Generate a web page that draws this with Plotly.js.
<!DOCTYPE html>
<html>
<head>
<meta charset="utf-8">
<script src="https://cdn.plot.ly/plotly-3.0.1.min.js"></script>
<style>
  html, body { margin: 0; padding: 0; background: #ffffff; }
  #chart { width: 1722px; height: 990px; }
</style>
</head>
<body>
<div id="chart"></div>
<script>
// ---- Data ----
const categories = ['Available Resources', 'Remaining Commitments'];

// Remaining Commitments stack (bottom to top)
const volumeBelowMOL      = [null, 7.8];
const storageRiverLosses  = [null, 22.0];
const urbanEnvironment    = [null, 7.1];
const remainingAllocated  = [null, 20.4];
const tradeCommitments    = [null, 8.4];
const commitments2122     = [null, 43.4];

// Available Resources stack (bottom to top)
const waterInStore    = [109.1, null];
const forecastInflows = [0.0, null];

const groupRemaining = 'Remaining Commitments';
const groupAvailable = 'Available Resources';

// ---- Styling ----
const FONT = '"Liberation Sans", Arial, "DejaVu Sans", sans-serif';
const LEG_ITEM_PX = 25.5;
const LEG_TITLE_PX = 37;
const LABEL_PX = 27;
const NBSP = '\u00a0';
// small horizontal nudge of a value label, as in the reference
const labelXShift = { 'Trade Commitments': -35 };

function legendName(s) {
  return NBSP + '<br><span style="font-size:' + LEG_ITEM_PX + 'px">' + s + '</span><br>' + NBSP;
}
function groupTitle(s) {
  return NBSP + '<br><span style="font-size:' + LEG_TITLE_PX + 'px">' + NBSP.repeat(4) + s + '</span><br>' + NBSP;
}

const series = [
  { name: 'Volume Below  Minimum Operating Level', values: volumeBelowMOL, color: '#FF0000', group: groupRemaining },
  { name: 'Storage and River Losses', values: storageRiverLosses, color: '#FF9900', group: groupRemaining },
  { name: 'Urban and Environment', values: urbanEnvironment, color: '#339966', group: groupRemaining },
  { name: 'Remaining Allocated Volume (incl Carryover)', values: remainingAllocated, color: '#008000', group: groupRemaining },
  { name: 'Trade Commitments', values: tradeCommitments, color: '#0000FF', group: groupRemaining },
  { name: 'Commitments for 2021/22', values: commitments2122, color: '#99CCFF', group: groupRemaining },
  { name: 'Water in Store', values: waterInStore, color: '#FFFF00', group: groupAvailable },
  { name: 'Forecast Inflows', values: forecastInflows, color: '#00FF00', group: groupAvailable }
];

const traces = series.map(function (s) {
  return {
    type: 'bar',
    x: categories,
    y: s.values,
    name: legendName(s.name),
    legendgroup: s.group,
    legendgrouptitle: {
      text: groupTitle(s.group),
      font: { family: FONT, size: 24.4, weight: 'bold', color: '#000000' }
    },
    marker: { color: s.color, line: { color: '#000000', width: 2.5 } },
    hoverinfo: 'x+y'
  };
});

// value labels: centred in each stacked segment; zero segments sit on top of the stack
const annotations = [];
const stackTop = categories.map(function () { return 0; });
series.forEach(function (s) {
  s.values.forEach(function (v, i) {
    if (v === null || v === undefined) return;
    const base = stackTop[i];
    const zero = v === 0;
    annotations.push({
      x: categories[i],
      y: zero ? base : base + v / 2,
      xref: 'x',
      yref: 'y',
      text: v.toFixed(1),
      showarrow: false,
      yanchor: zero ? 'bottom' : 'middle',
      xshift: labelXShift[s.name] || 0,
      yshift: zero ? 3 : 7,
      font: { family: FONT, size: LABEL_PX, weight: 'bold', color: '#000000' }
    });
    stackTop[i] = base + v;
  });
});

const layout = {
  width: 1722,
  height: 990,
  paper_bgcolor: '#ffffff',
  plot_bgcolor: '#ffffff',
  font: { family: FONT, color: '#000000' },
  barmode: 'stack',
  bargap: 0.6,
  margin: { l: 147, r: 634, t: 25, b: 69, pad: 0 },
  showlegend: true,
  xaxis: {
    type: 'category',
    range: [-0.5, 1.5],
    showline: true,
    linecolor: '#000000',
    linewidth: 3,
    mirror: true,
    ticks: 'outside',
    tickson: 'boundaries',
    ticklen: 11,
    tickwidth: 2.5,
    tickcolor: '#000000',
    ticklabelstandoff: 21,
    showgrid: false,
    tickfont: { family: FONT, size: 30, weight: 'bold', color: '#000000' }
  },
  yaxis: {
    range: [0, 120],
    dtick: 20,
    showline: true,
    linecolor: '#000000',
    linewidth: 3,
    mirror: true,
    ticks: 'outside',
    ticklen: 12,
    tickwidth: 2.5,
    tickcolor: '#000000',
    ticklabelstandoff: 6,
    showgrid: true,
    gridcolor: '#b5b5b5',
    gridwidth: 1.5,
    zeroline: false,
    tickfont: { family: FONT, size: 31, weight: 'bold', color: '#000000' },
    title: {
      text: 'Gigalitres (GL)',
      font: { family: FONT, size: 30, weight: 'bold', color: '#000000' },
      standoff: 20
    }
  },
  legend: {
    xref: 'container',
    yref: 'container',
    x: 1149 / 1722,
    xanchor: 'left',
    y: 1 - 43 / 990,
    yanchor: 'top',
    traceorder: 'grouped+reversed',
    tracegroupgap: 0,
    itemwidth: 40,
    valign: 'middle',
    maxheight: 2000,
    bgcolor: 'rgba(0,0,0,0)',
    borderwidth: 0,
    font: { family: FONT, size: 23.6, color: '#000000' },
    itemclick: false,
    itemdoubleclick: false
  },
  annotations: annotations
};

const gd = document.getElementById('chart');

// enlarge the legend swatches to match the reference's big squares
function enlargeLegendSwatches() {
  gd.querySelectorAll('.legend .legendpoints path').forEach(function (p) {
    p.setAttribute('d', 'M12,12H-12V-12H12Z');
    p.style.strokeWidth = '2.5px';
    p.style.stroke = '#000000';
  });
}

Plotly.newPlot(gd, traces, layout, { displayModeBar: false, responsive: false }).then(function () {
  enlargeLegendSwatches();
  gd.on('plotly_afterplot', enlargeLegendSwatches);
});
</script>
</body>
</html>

········

▶ **Prompt**: Word for word, restate all of the data shown above.

▶ **Task output**:
Generate a web page that draws this with Plotly.js.
<!DOCTYPE html>
<html>
<head>
<meta charset="utf-8">
<script src="https://cdn.plot.ly/plotly-3.0.1.min.js"></script>
<style>
  html, body { margin: 0; padding: 0; background: #ffffff; }
  #chart { width: 1722px; height: 990px; }
</style>
</head>
<body>
<div id="chart"></div>
<script>
// ---- Data ----
const categories = ['Available Resources', 'Remaining Commitments'];

// Remaining Commitments stack (bottom to top)
const volumeBelowMOL      = [null, 7.8];
const storageRiverLosses  = [null, 22.0];
const urbanEnvironment    = [null, 7.1];
const remainingAllocated  = [null, 20.4];
const tradeCommitments    = [null, 8.4];
const commitments2122     = [null, 43.4];

// Available Resources stack (bottom to top)
const waterInStore    = [109.1, null];
const forecastInflows = [0.0, null];

const groupRemaining = 'Remaining Commitments';
const groupAvailable = 'Available Resources';

// ---- Styling ----
const FONT = '"Liberation Sans", Arial, "DejaVu Sans", sans-serif';
const LEG_ITEM_PX = 25.5;
const LEG_TITLE_PX = 37;
const LABEL_PX = 27;
const NBSP = '\u00a0';
// small horizontal nudge of a value label, as in the reference
const labelXShift = { 'Trade Commitments': -35 };

function legendName(s) {
  return NBSP + '<br><span style="font-size:' + LEG_ITEM_PX + 'px">' + s + '</span><br>' + NBSP;
}
function groupTitle(s) {
  return NBSP + '<br><span style="font-size:' + LEG_TITLE_PX + 'px">' + NBSP.repeat(4) + s + '</span><br>' + NBSP;
}

const series = [
  { name: 'Volume Below  Minimum Operating Level', values: volumeBelowMOL, color: '#FF0000', group: groupRemaining },
  { name: 'Storage and River Losses', values: storageRiverLosses, color: '#FF9900', group: groupRemaining },
  { name: 'Urban and Environment', values: urbanEnvironment, color: '#339966', group: groupRemaining },
  { name: 'Remaining Allocated Volume (incl Carryover)', values: remainingAllocated, color: '#008000', group: groupRemaining },
  { name: 'Trade Commitments', values: tradeCommitments, color: '#0000FF', group: groupRemaining },
  { name: 'Commitments for 2021/22', values: commitments2122, color: '#99CCFF', group: groupRemaining },
  { name: 'Water in Store', values: waterInStore, color: '#FFFF00', group: groupAvailable },
  { name: 'Forecast Inflows', values: forecastInflows, color: '#00FF00', group: groupAvailable }
];

const traces = series.map(function (s) {
  return {
    type: 'bar',
    x: categories,
    y: s.values,
    name: legendName(s.name),
    legendgroup: s.group,
    legendgrouptitle: {
      text: groupTitle(s.group),
      font: { family: FONT, size: 24.4, weight: 'bold', color: '#000000' }
    },
    marker: { color: s.color, line: { color: '#000000', width: 2.5 } },
    hoverinfo: 'x+y'
  };
});

// value labels: centred in each stacked segment; zero segments sit on top of the stack
const annotations = [];
const stackTop = categories.map(function () { return 0; });
series.forEach(function (s) {
  s.values.forEach(function (v, i) {
    if (v === null || v === undefined) return;
    const base = stackTop[i];
    const zero = v === 0;
    annotations.push({
      x: categories[i],
      y: zero ? base : base + v / 2,
      xref: 'x',
      yref: 'y',
      text: v.toFixed(1),
      showarrow: false,
      yanchor: zero ? 'bottom' : 'middle',
      xshift: labelXShift[s.name] || 0,
      yshift: zero ? 3 : 7,
      font: { family: FONT, size: LABEL_PX, weight: 'bold', color: '#000000' }
    });
    stackTop[i] = base + v;
  });
});

const layout = {
  width: 1722,
  height: 990,
  paper_bgcolor: '#ffffff',
  plot_bgcolor: '#ffffff',
  font: { family: FONT, color: '#000000' },
  barmode: 'stack',
  bargap: 0.6,
  margin: { l: 147, r: 634, t: 25, b: 69, pad: 0 },
  showlegend: true,
  xaxis: {
    type: 'category',
    range: [-0.5, 1.5],
    showline: true,
    linecolor: '#000000',
    linewidth: 3,
    mirror: true,
    ticks: 'outside',
    tickson: 'boundaries',
    ticklen: 11,
    tickwidth: 2.5,
    tickcolor: '#000000',
    ticklabelstandoff: 21,
    showgrid: false,
    tickfont: { family: FONT, size: 30, weight: 'bold', color: '#000000' }
  },
  yaxis: {
    range: [0, 120],
    dtick: 20,
    showline: true,
    linecolor: '#000000',
    linewidth: 3,
    mirror: true,
    ticks: 'outside',
    ticklen: 12,
    tickwidth: 2.5,
    tickcolor: '#000000',
    ticklabelstandoff: 6,
    showgrid: true,
    gridcolor: '#b5b5b5',
    gridwidth: 1.5,
    zeroline: false,
    tickfont: { family: FONT, size: 31, weight: 'bold', color: '#000000' },
    title: {
      text: 'Gigalitres (GL)',
      font: { family: FONT, size: 30, weight: 'bold', color: '#000000' },
      standoff: 20
    }
  },
  legend: {
    xref: 'container',
    yref: 'container',
    x: 1149 / 1722,
    xanchor: 'left',
    y: 1 - 43 / 990,
    yanchor: 'top',
    traceorder: 'grouped+reversed',
    tracegroupgap: 0,
    itemwidth: 40,
    valign: 'middle',
    maxheight: 2000,
    bgcolor: 'rgba(0,0,0,0)',
    borderwidth: 0,
    font: { family: FONT, size: 23.6, color: '#000000' },
    itemclick: false,
    itemdoubleclick: false
  },
  annotations: annotations
};

const gd = document.getElementById('chart');

// enlarge the legend swatches to match the reference's big squares
function enlargeLegendSwatches() {
  gd.querySelectorAll('.legend .legendpoints path').forEach(function (p) {
    p.setAttribute('d', 'M12,12H-12V-12H12Z');
    p.style.strokeWidth = '2.5px';
    p.style.stroke = '#000000';
  });
}

Plotly.newPlot(gd, traces, layout, { displayModeBar: false, responsive: false }).then(function () {
  enlargeLegendSwatches();
  gd.on('plotly_afterplot', enlargeLegendSwatches);
});
</script>
</body>
</html>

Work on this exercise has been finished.